Now that you know about its tumultuous history, some of you may be skeptical about this trend. Personally, I think the ladies of the ’70s were missing out, so I’ve rounded up a few reasons and resources to ease your mind and get you to try this trend:

  • The fashion world is all about the midi – within reason! This may sound similar to Women’s Wear Daily and their aggressive push for the midi, but modern fashion is entirely different. Yes, designers are exploring the once-shunned length again, but they’re not shoving it down our throats. We have so many avenues for fashion inspiration now that the fashion houses themselves are just one small part. Bloggers, sites like Polyvore and Flickr, magazines (both print and online), and personal opinion all dictate how we’d like to dress. If you’d like to choose the midi, check out some tips from Refinery 29, plus an article in defense of the midi from Alexandra Shulman of British Vogue.
  • The midi skirt is polished. Styled correctly, this trend is at the forefront of sophistication. A midi is a great piece to have if you’d like to change up your look a little, and look classy while doing so! Make sure to balance out the length of the skirt by choosing one with a high waist or using a belt to create shape. Add some additional pop in the footwear department. Think boots, oxfords, or a great pair of heels.
  • It’s more adventurous than you think! There’s a certain amount of attitude required to rock a revealing top or a short skirt, but it takes just as much to really own a trend like this one, where the trick is to look fashionable while also covering up. Challenge yourself to try out the midi skirt – you may be surprised at how much you like it.

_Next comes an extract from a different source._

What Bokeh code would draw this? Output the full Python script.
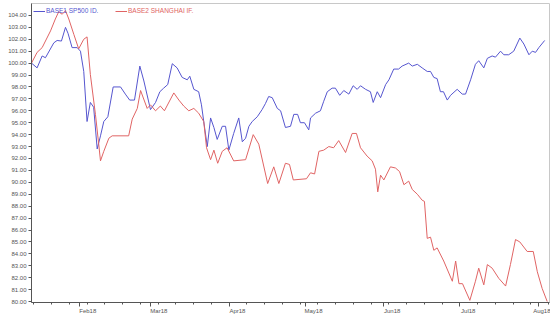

Will you rock the midi skirt trend? What are your perceptions of this look? Do you think the fashion scenario caused by Women’s Wear Daily in the ’70s could ever happen again? Leave a comment and let’s talk about it!

6 thoughts on “History of the Trend: Midi Skirts”

  1. what about the kind of shoes, besides high heels? Im a person who cant wear sky high heels, and would prefer to wear flats to low mid heel.

    and i hear that nude / cream colours work really wel!

  2. @Ashley
    Oh no, I know it isn’t impossible (thank god for layering haha!) but I’m just saying it’s nice to see some fashion that is wearable and modest without having to do any alterations to it first =]

  3. Erin, Emmy & Lydia: Thanks for your tips!
    Re & Akire: Your kind words mean a lot to me, I’m so glad you enjoy this series!

  4. I have a soft, floral print midi. It makes a really feminine statement and has great “twirl-ability” – I feel like a dancer!!